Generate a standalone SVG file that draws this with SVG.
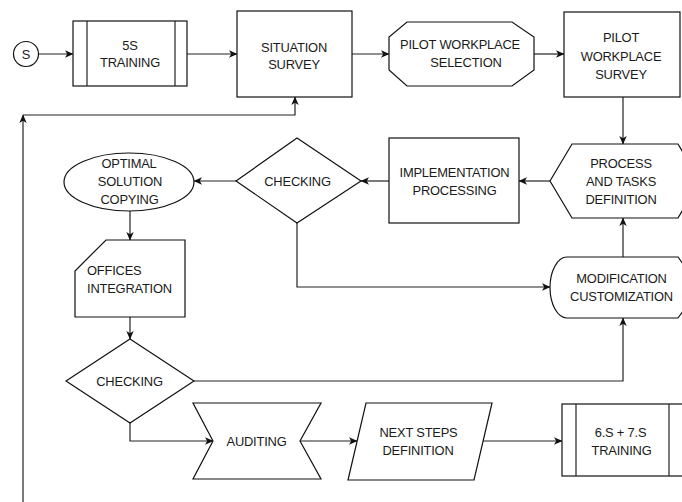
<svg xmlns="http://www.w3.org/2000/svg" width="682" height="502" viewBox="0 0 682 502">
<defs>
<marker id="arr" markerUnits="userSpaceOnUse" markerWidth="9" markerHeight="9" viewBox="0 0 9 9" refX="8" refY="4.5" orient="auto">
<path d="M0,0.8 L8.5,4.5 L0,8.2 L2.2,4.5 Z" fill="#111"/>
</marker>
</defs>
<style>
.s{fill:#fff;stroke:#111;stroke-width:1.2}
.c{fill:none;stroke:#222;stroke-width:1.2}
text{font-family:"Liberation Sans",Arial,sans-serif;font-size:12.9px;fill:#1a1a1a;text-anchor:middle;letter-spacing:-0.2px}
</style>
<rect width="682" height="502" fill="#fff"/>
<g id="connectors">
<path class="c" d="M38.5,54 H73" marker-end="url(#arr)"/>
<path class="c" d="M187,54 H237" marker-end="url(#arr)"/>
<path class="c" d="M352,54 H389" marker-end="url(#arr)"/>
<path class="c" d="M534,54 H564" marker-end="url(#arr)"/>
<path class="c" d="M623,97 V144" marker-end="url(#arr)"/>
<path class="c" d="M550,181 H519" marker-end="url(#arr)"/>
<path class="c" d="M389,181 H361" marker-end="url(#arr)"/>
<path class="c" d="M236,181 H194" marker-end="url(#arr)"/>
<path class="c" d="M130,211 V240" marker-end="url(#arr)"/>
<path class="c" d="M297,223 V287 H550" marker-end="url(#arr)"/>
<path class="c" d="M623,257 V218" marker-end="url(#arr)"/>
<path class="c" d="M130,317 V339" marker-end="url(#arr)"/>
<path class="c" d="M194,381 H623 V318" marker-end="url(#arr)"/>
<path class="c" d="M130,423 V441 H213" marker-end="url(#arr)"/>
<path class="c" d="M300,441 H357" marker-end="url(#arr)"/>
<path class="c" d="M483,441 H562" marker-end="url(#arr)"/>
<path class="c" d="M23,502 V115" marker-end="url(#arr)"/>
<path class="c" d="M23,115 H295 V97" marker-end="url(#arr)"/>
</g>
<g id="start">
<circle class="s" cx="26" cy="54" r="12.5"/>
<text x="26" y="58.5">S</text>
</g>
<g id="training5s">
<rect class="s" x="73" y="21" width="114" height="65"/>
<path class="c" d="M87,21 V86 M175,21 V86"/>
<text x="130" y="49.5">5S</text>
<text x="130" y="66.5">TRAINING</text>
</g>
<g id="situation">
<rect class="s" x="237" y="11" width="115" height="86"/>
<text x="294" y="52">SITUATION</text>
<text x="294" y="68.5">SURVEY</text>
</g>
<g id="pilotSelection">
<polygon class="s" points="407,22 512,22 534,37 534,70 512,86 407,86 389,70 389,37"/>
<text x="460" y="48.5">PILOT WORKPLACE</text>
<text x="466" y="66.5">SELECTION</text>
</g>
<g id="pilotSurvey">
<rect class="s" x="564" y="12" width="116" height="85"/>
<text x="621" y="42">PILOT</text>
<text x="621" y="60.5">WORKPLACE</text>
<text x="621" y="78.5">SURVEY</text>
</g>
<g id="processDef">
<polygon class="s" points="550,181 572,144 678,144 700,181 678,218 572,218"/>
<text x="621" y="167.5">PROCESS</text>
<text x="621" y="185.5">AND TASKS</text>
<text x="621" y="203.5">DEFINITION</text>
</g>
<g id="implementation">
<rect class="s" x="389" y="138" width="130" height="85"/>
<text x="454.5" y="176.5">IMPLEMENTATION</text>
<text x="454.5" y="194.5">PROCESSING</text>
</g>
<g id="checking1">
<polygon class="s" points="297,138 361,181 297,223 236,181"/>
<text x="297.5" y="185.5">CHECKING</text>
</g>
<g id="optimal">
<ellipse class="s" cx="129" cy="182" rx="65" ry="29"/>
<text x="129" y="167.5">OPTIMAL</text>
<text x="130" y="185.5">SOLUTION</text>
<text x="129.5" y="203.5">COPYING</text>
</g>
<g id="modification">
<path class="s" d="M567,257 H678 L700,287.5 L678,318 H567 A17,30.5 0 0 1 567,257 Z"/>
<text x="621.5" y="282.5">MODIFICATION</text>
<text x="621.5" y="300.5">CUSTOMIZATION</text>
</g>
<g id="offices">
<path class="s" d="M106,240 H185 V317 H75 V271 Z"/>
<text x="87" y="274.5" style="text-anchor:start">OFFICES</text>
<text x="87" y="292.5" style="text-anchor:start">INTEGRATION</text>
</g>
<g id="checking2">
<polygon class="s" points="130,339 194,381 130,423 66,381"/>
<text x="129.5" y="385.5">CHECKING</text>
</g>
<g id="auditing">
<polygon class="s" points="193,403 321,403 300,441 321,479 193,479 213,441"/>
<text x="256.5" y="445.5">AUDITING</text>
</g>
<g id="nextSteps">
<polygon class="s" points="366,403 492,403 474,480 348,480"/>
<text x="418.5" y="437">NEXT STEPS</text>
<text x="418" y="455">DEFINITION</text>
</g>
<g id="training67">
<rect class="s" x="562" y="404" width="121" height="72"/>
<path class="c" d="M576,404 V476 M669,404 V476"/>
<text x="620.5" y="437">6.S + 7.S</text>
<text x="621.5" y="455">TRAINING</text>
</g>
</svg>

◇ ◇ ◇ ◇ ◇ ◇ ◇

YOUR GOAL:
Extract the full listing above verbatim; pictures are to be left out of the copy.

EXERCISE SOLUTION:
Generate a standalone SVG file that draws this with SVG.
<svg xmlns="http://www.w3.org/2000/svg" width="682" height="502" viewBox="0 0 682 502">
<defs>
<marker id="arr" markerUnits="userSpaceOnUse" markerWidth="9" markerHeight="9" viewBox="0 0 9 9" refX="8" refY="4.5" orient="auto">
<path d="M0,0.8 L8.5,4.5 L0,8.2 L2.2,4.5 Z" fill="#111"/>
</marker>
</defs>
<style>
.s{fill:#fff;stroke:#111;stroke-width:1.2}
.c{fill:none;stroke:#222;stroke-width:1.2}
text{font-family:"Liberation Sans",Arial,sans-serif;font-size:12.9px;fill:#1a1a1a;text-anchor:middle;letter-spacing:-0.2px}
</style>
<rect width="682" height="502" fill="#fff"/>
<g id="connectors">
<path class="c" d="M38.5,54 H73" marker-end="url(#arr)"/>
<path class="c" d="M187,54 H237" marker-end="url(#arr)"/>
<path class="c" d="M352,54 H389" marker-end="url(#arr)"/>
<path class="c" d="M534,54 H564" marker-end="url(#arr)"/>
<path class="c" d="M623,97 V144" marker-end="url(#arr)"/>
<path class="c" d="M550,181 H519" marker-end="url(#arr)"/>
<path class="c" d="M389,181 H361" marker-end="url(#arr)"/>
<path class="c" d="M236,181 H194" marker-end="url(#arr)"/>
<path class="c" d="M130,211 V240" marker-end="url(#arr)"/>
<path class="c" d="M297,223 V287 H550" marker-end="url(#arr)"/>
<path class="c" d="M623,257 V218" marker-end="url(#arr)"/>
<path class="c" d="M130,317 V339" marker-end="url(#arr)"/>
<path class="c" d="M194,381 H623 V318" marker-end="url(#arr)"/>
<path class="c" d="M130,423 V441 H213" marker-end="url(#arr)"/>
<path class="c" d="M300,441 H357" marker-end="url(#arr)"/>
<path class="c" d="M483,441 H562" marker-end="url(#arr)"/>
<path class="c" d="M23,502 V115" marker-end="url(#arr)"/>
<path class="c" d="M23,115 H295 V97" marker-end="url(#arr)"/>
</g>
<g id="start">
<circle class="s" cx="26" cy="54" r="12.5"/>
<text x="26" y="58.5">S</text>
</g>
<g id="training5s">
<rect class="s" x="73" y="21" width="114" height="65"/>
<path class="c" d="M87,21 V86 M175,21 V86"/>
<text x="130" y="49.5">5S</text>
<text x="130" y="66.5">TRAINING</text>
</g>
<g id="situation">
<rect class="s" x="237" y="11" width="115" height="86"/>
<text x="294" y="52">SITUATION</text>
<text x="294" y="68.5">SURVEY</text>
</g>
<g id="pilotSelection">
<polygon class="s" points="407,22 512,22 534,37 534,70 512,86 407,86 389,70 389,37"/>
<text x="460" y="48.5">PILOT WORKPLACE</text>
<text x="466" y="66.5">SELECTION</text>
</g>
<g id="pilotSurvey">
<rect class="s" x="564" y="12" width="116" height="85"/>
<text x="621" y="42">PILOT</text>
<text x="621" y="60.5">WORKPLACE</text>
<text x="621" y="78.5">SURVEY</text>
</g>
<g id="processDef">
<polygon class="s" points="550,181 572,144 678,144 700,181 678,218 572,218"/>
<text x="621" y="167.5">PROCESS</text>
<text x="621" y="185.5">AND TASKS</text>
<text x="621" y="203.5">DEFINITION</text>
</g>
<g id="implementation">
<rect class="s" x="389" y="138" width="130" height="85"/>
<text x="454.5" y="176.5">IMPLEMENTATION</text>
<text x="454.5" y="194.5">PROCESSING</text>
</g>
<g id="checking1">
<polygon class="s" points="297,138 361,181 297,223 236,181"/>
<text x="297.5" y="185.5">CHECKING</text>
</g>
<g id="optimal">
<ellipse class="s" cx="129" cy="182" rx="65" ry="29"/>
<text x="129" y="167.5">OPTIMAL</text>
<text x="130" y="185.5">SOLUTION</text>
<text x="129.5" y="203.5">COPYING</text>
</g>
<g id="modification">
<path class="s" d="M567,257 H678 L700,287.5 L678,318 H567 A17,30.5 0 0 1 567,257 Z"/>
<text x="621.5" y="282.5">MODIFICATION</text>
<text x="621.5" y="300.5">CUSTOMIZATION</text>
</g>
<g id="offices">
<path class="s" d="M106,240 H185 V317 H75 V271 Z"/>
<text x="87" y="274.5" style="text-anchor:start">OFFICES</text>
<text x="87" y="292.5" style="text-anchor:start">INTEGRATION</text>
</g>
<g id="checking2">
<polygon class="s" points="130,339 194,381 130,423 66,381"/>
<text x="129.5" y="385.5">CHECKING</text>
</g>
<g id="auditing">
<polygon class="s" points="193,403 321,403 300,441 321,479 193,479 213,441"/>
<text x="256.5" y="445.5">AUDITING</text>
</g>
<g id="nextSteps">
<polygon class="s" points="366,403 492,403 474,480 348,480"/>
<text x="418.5" y="437">NEXT STEPS</text>
<text x="418" y="455">DEFINITION</text>
</g>
<g id="training67">
<rect class="s" x="562" y="404" width="121" height="72"/>
<path class="c" d="M576,404 V476 M669,404 V476"/>
<text x="620.5" y="437">6.S + 7.S</text>
<text x="621.5" y="455">TRAINING</text>
</g>
</svg>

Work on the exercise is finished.